The e-commerce VAT rules that came into force in July 2021 changed the allocation of responsibilities. For sales via Amazon, Cdiscount or Fnac, these platforms became jointly liable for collecting VAT on B2C sales under €150 from outside the EU. However:

  • For direct sales (own shop, merchant website): a fiscal representative remains mandatory
  • For storage in France (Amazon FBA with local warehouse): VAT on B2B sales and stock movements must still be declared through the fiscal representative
  • For B2B services (software, subscriptions, SaaS sold to French businesses): reverse charge applies on the client's side, but registration may still be required
Practical example A Shenzhen company manufactures electronic accessories and stores them in an Amazon warehouse in Lyon to fulfil its Amazon France FBA orders. Even if Amazon collects VAT on sales to consumers, the company must be registered for French VAT through a fiscal representative for intra-Community stock movements and any B2B sales.

Chinese residents and real estate in France

A Chinese resident who owns property in France is subject to French taxation on rental income and on the capital gain on a disposal. The capital gains tax rate is 26.5% for non-EEA residents (19% income tax rate + 7.5% solidarity levy), to which additional social levies may be added depending on applicable treaties.

Appointing an accredited fiscal representative is mandatory when the capital gain exceeds €150,000. For sales below this threshold, the notary can withhold the tax directly. The Franco-Chinese tax treaty may reduce the overall tax burden, but does not remove the representation obligation.

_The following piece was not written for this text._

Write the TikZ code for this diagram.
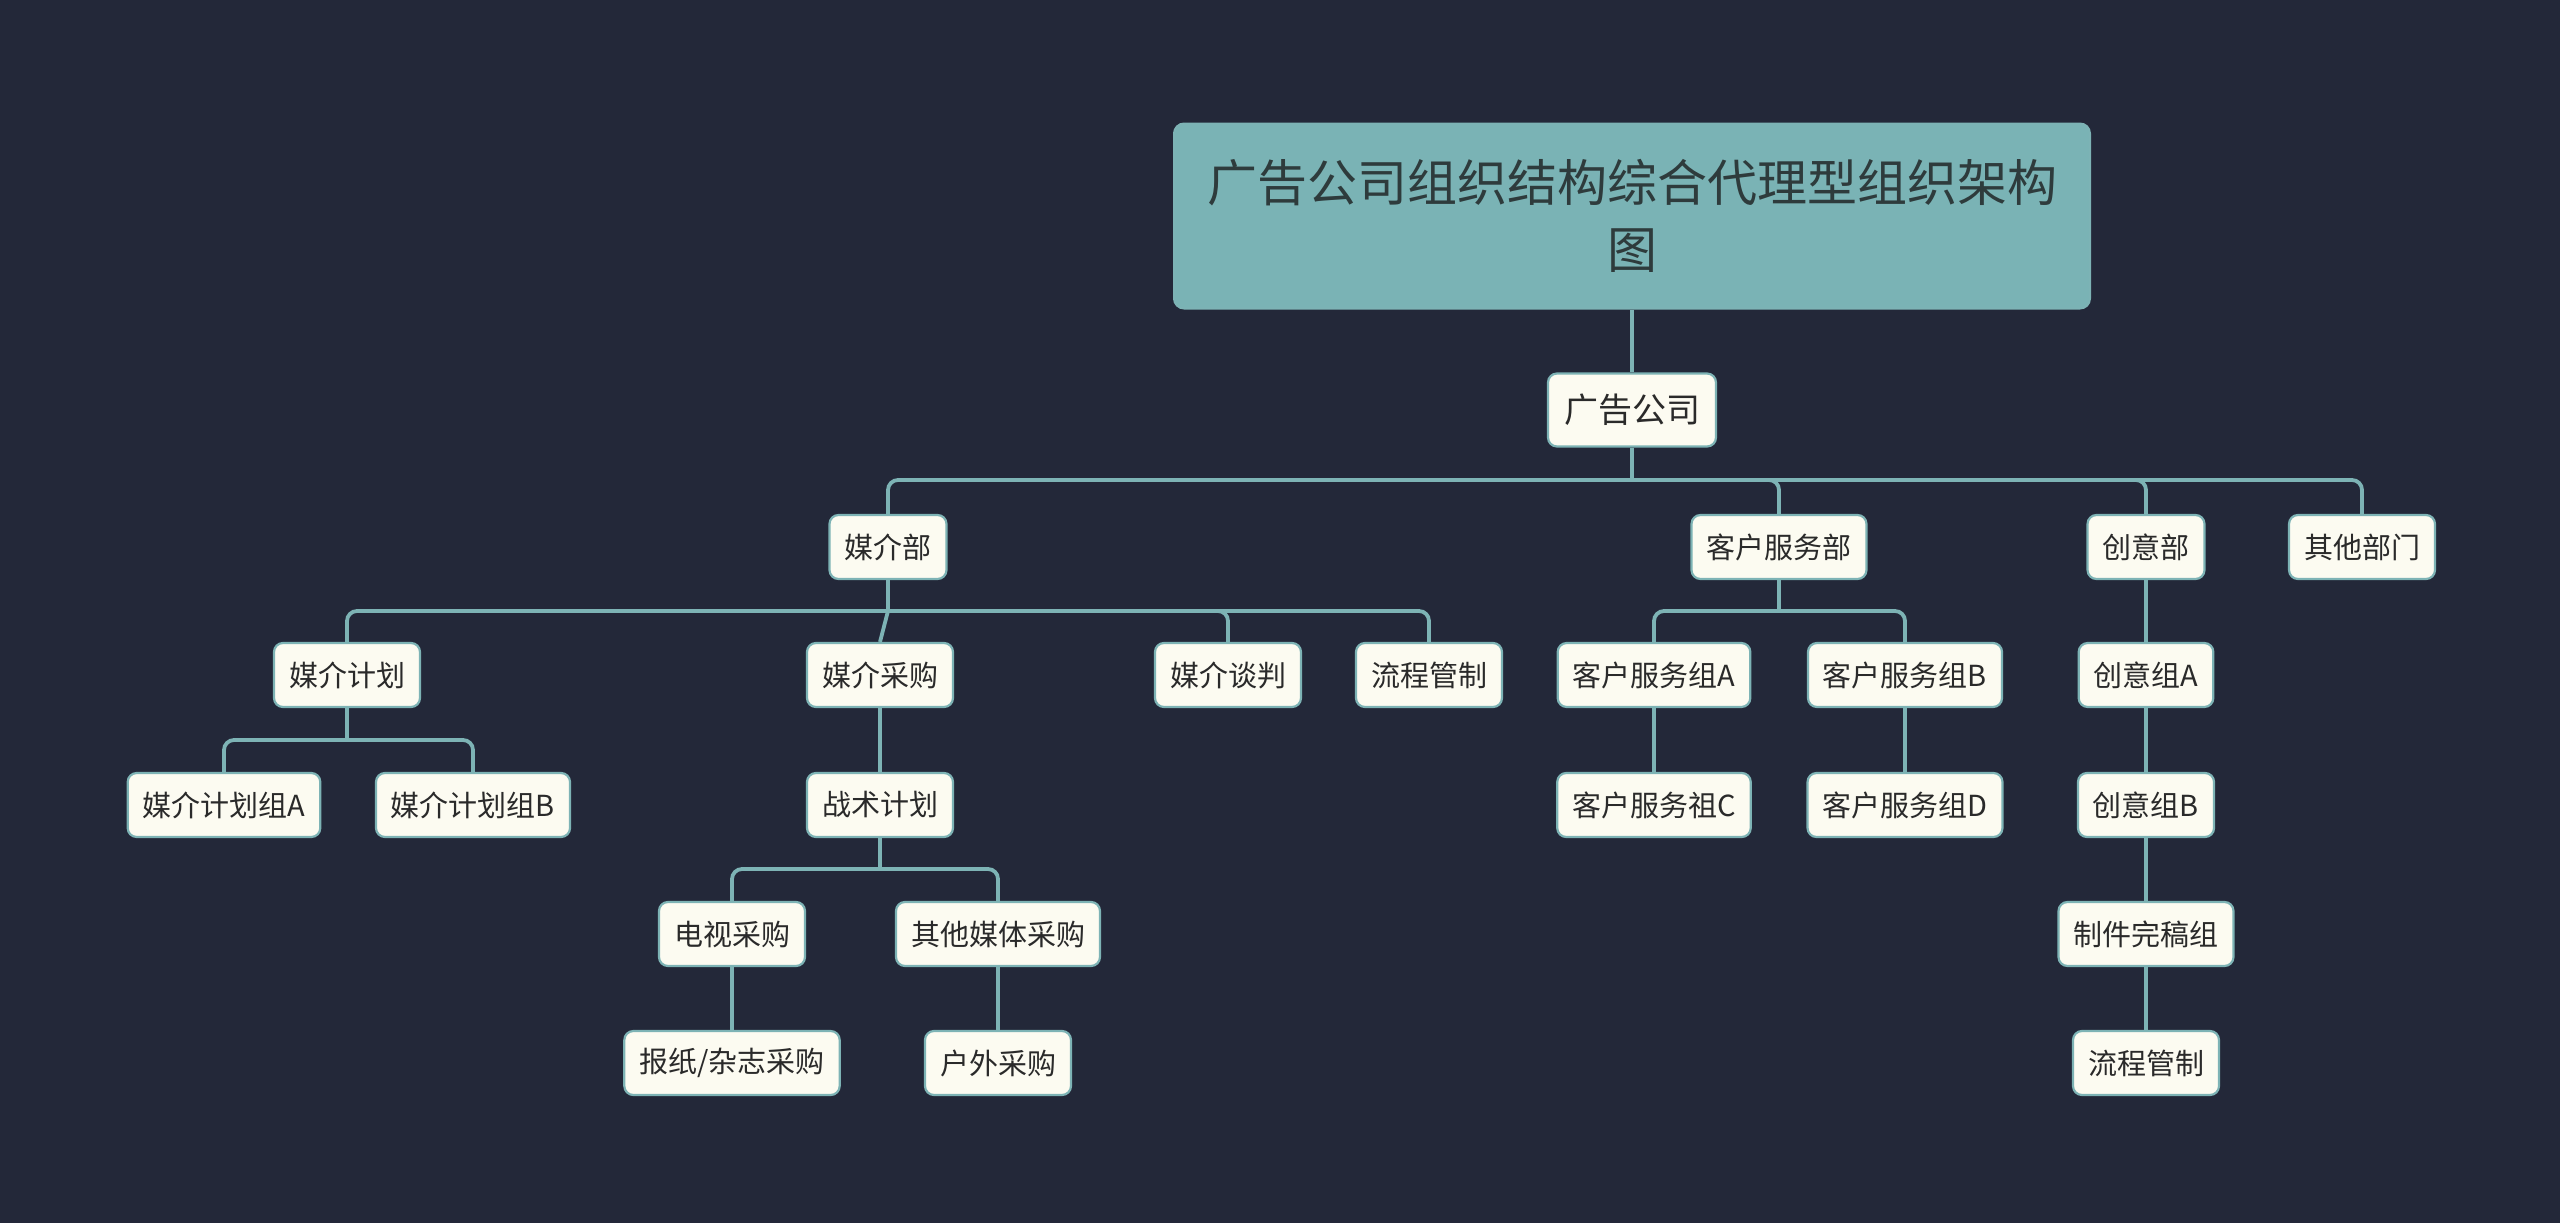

Important point Without a fiscal representative on a property sale generating a capital gain above €150,000, the notary cannot release the funds. The sale may be blocked or delayed, causing significant contractual penalties.

To find a fiscal representative experienced in Franco-Chinese matters, consult the list of DGFiP-accredited fiscal representatives.

Appointing your tax representative: practical steps

The procedure follows the standard steps applicable to any non-EU entity:

  • Select an accredited representative: verify their DGFiP approval and experience with Chinese entities (language skills, knowledge of Chinese legal structures)
  • Assemble the file: articles of association translated into French, extract from the Chinese business register (营业执照), bank details, mandate letter
  • Submit the registration application: to the SIEE, average processing time 4 to 8 weeks
  • Obtain the VAT number: to be stated on all invoices and customs declarations for imports into France

Frequently asked questions

Yes. As soon as a Chinese company stores goods in France (Amazon FBA, 3PL warehouse) or makes sales to French customers, it is subject to French VAT and must appoint a fiscal representative accredited by the French Tax Authority (DGFiP). Article 289 A of the French General Tax Code (CGI) applies to all non-EU entities.
No. The Franco-Chinese treaty deals with double taxation on income and assets, but does not remove the fiscal representation obligation for VAT. The two sets of regulations are separate and independent of each other.
Yes, on a sale if the capital gain exceeds €150,000. In that case they must appoint an accredited representative before the deed is signed. For rental income, the property income regime applies with an annual return.
Generally required: the company's articles of association translated into French and apostilled, an extract from the Chinese business register, the company's bank details and the signed mandate with the fiscal representative. Your representative assembles and submits the file to the SIEE.